Programming language theory
- When comparing circuit compilation approaches, there's a trade-off axis between VM-based execution, which adds overhead but allows proofs to be made only for the actual execution path, and direct circuit compilation, which is lower overhead but requires that proofs be made for all possible execution paths (branches). In principle, it is possible to combine these approaches such that parts of a program (sub-programs) are compiled directly to circuits, while parts are interpreted. What does the optimisation space look like for this compilation approach?
- With a suitably abstract intermediate representation such as GEB, if we compile programs either directly to circuits with known cost models (costs for addition gates, multiplication gates, custom gates, depth, height, etc.) or to VMs with known cost models, can we characterise the optimisation problem cleanly enough that it can be handed off to existing NP optimisation techniques (SAT solvers, simulated annealing, learning algorithms, etc.)? How does this interact with translating between representations with different carrier fields (e.g. curves for a ZK proof system, binary for typical computers)?
- Can we adapt and extend current mathematical techniques for reasoning about the information flow properties of programs, such as hyperproperties {LINK}, to a sufficiently powerful setting (including e.g. statistical reasoning about difficulty of hidden variable inference) that they can be used for cryptographic primitive synthesis? (for example, ZK proof systems)
Cryptography
- In the Anoma architecture, solvers must know some information about user preferences (the "what") in order to match intents. After intents have been matched, zero-knowledge proofs can be created for full privacy to subsequent verifiers. In general, we are interested in different ways of making solvers privacy (which can compose freely with each other as long as they produce Taiga-compliant outputs). A few particular directions of investigation:
  - Can we improve solver privacy by using TEEs? In particular, can we use clever techniques such as re-randomisation to run the solver algorithm in the TEE, then produce output information which can be used to make the requisite zero-knowledge proof, without losing privacy (subject to the typical TEE assumptions)?
  - Can we run some kind of MPC solver algorithm followed by a collaborative ZKP {LINK} to match intents in private, then generate the requisite zero-knowledge proof, without losing privacy (subject to some quorum honesty assumption)?
- What is the frontier of witness encryption research? Relatively little effort and capital seems to have been devoted to the topic, relative to the potential for applications (e.g. trust-minimized bridging, improved encrypted mempools, intent encryption to a possible counterparty). Are there potentially any low-hanging fruit?

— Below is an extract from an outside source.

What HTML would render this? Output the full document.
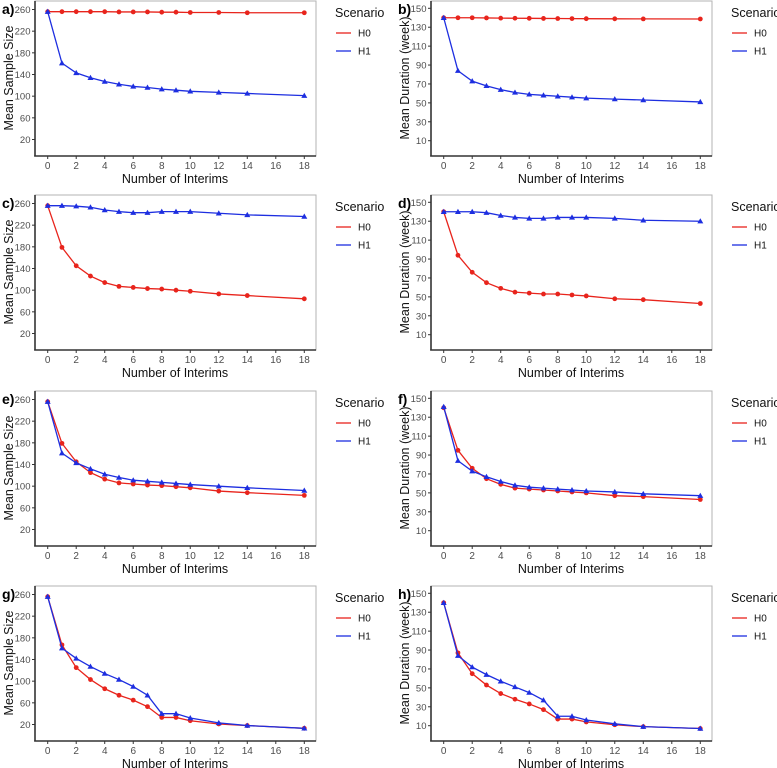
<!DOCTYPE html>
<html><head><meta charset="utf-8"><style>
body{margin:0;background:#fff;}
svg{display:block;font-family:"Liberation Sans",Arial,sans-serif;}
</style></head><body>
<svg id="chart" width="777" height="768"></svg>
<script>
const interims=[0,1,2,3,4,5,6,7,8,9,10,12,14,18];
const xTicks=[0,2,4,6,8,10,12,14,16,18];
const sizeTicks=[20,60,100,140,180,220,260];
const durTicks=[10,30,50,70,90,110,130,150];
const aH0=[256,256,256,256,256,255.5,255.5,255.5,255,255,254.5,254.5,254,254];
const aH1=[256,161,143,134,127,122,118,116,113,111,109,107,105,101];
const bH0=[140,140,140,139.8,139.6,139.5,139.4,139.3,139.2,139.1,139,138.9,138.8,138.7];
const bH1=[140,84,73,68,64,61,59,58,57,56,55,54,53,51];
const cH0=[256,179,145,126,114,107,105,103,102,100,98,93,90,84];
const cH1=[256,256,255,253,248,245,243,243,245,245,245,242,239,236];
const dH0=[140,94,76,65,59,55,54,53,53,52,51,48,47,43];
const dH1=[140,140,140,139,136,134,133,133,134,134,134,133,131,130];
const eH0=[256,179,145,125,113,106,104,102,101,99,97,91,88,83];
const eH1=[256,161,143,132,122,116,111,109,107,105,103,100,97,92];
const fH0=[140,95,76,65,59,55,54,53,52,51,50,47,46,43];
const fH1=[141,84,73,67,62,58,56,55,54,53,52,51,49,47];
const gH0=[256,167,125,103,86,74,65,53,33,33,27,21,18,13];
const gH1=[256,161,142,127,114,103,90,74,40,40,32,23,18,13];
const hH0=[140,87,65,53,44,38,33,27,17,17,14,11,9,7];
const hH1=[140,84,72,64,57,51,45,37,20,20,16,12,9,7];

const NS="http://www.w3.org/2000/svg";
const svg=document.getElementById('chart');
function mk(tag,attrs,parent){const e=document.createElementNS(NS,tag);for(const k in attrs)e.setAttribute(k,attrs[k]);(parent||svg).appendChild(e);return e;}
const RED="#e8241c",BLUE="#1d2ee0";
const panels=[
 {id:'a',h0:aH0,h1:aH1,col:0,row:0,dur:false},
 {id:'b',h0:bH0,h1:bH1,col:1,row:0,dur:true},
 {id:'c',h0:cH0,h1:cH1,col:0,row:1,dur:false},
 {id:'d',h0:dH0,h1:dH1,col:1,row:1,dur:true},
 {id:'e',h0:eH0,h1:eH1,col:0,row:2,dur:false},
 {id:'f',h0:fH0,h1:fH1,col:1,row:2,dur:true},
 {id:'g',h0:gH0,h1:gH1,col:0,row:3,dur:false},
 {id:'h',h0:hH0,h1:hH1,col:1,row:3,dur:true}];
const rowOff=[0,194,390,585];
panels.forEach(p=>{
 const ox=p.col*396, oy=rowOff[p.row];
 const g=mk('g',{transform:`translate(${ox},${oy})`});
 
 
 const x=v=>47.7+v*(304.3-47.7)/18;
 const y=p.dur?(v=>8.3+(150-v)*132.4/140):(v=>9.5+(260-v)*130/240);
 const ticks=p.dur?durTicks:sizeTicks;
 const box=mk('rect',{x:35,y:1,width:281,height:155,fill:'#fff',stroke:'#b3b3b3','stroke-width':1},g);
 
 
 mk('line',{x1:35,y1:1,x2:35,y2:156.5,stroke:'#333','stroke-width':1.6},g);
 mk('line',{x1:34.2,y1:156,x2:316,y2:156,stroke:'#333','stroke-width':1.6},g);
 ticks.forEach(t=>{
  mk('line',{x1:32,x2:35,y1:y(t),y2:y(t),stroke:'#333','stroke-width':1},g);
  const tl=mk('text',{x:30.5,y:y(t)+3.5,'text-anchor':'end','font-size':9.5,fill:'#4d4d4d'},g);
  tl.textContent=t;
  
  
 });
 xTicks.forEach(t=>{
  mk('line',{x1:x(t),x2:x(t),y1:156,y2:159,stroke:'#333','stroke-width':1},g);
  const tl=mk('text',{x:x(t),y:169,'text-anchor':'middle','font-size':10,fill:'#4d4d4d'},g);
  tl.textContent=t;
  
  
 });
 const xt=mk('text',{x:175,y:183,'text-anchor':'middle','font-size':12.5,fill:'#111'},g);
 xt.textContent='Number of Interims';
 
 
 const yt=mk('text',{x:0,y:0,transform:`translate(13,78) rotate(-90)`,'text-anchor':'middle','font-size':12.5,fill:'#111'},g);
 yt.textContent=p.dur?'Mean Duration (week)':'Mean Sample Size';
 
 
 const lab=mk('text',{x:2,y:14,'font-size':14,'font-weight':'bold',fill:'#000'},g);
 lab.textContent=p.id+')';
 
 
 [[p.h0,RED,'h0'],[p.h1,BLUE,'h1']].forEach(([vals,c,nm])=>{
  const pl=mk('polyline',{points:vals.map((v,i)=>x(interims[i])+','+y(v)).join(' '),fill:'none',stroke:c,'stroke-width':1.3},g);
  
  
  vals.forEach((v,i)=>{
   const cx=x(interims[i]),cy=y(v);
   let m;
   if(nm==='h0') m=mk('circle',{cx,cy,r:2.4,fill:c},g);
   else m=mk('polygon',{points:`${cx},${cy-3} ${cx-3},${cy+2.2} ${cx+3},${cy+2.2}`,fill:c},g);
   
   
  });
 });
 const lg=mk('g',{},g);
 
 
 const lt=mk('text',{x:335,y:17,'font-size':12.5,fill:'#111'},lg);
 lt.textContent='Scenario';
 [['H0',RED,33],['H1',BLUE,51]].forEach(([n,c,ly])=>{
  mk('line',{x1:336,x2:351,y1:ly,y2:ly,stroke:c,'stroke-width':1.3},lg);
  const t=mk('text',{x:358,y:ly+3.5,'font-size':10,fill:'#111'},lg);
  t.textContent=n;
  
  
 });
});
</script>
</body></html>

- Similarly, what is the frontier of fully homomorphic encryption research? Are there known bounds on how (asymptotically) efficient FHE constructions can be, and why or why not? What are the areas theorists should focus on?
Cybernetics
- The physical world - say, of energy and material flows - is complex and non-linear. If we want to accurately model this with digital abstractions such as tokens, we need to be able to capture the physical relations involved, at least to a certain degree of granularity. Specifically, physical systems are typically not freely exchangeable in the same sense as (abstract) tokens - there is some cost (energy loss) to conversion, many conversions are irreversible, and conversions affect other parameters of the system beyond just the atomic units being converted. How can we model these complex relations (in between "soulbound" tokens and typical transferable tokens), and in particular, how can we craft a system such that it can learn the relations of the physical variables over time (and enforce these constraints on the evolution of the digital representation)?
- Mark-to-market accounting fails to capture the possible evolutions of a system away from the current equilibrium, in part because it commits the fallacy of observer-independence (in order to actually convert, one must buy/sell, which may induce other participants to also act, etc.) and in part because it neglects non-equilibrium events (such as an external stimulus inducing many coordinated actions). Can we come up with better standards for risk accounting (e.g. as might be used in something like Compound) which don't make such simplifying assumptions, and which can better capture the interdependent nature of a complex system?
- When crafting a model to fit a world, and optimising actions taken in the world based on the model, it is crucial to avoid over-fitting the model to the world, and consequently taking actions in the world as a result of randomness or anomalies in the model. How can we craft multi-agent systems (such as financial systems) which account for the possibility of over-fitting, and limit themselves accordingly? One promising direction is limited-granularity accounting, where the system limits precision on purpose such that discrepancies below some "noise level" don't result in any systemic incentive change.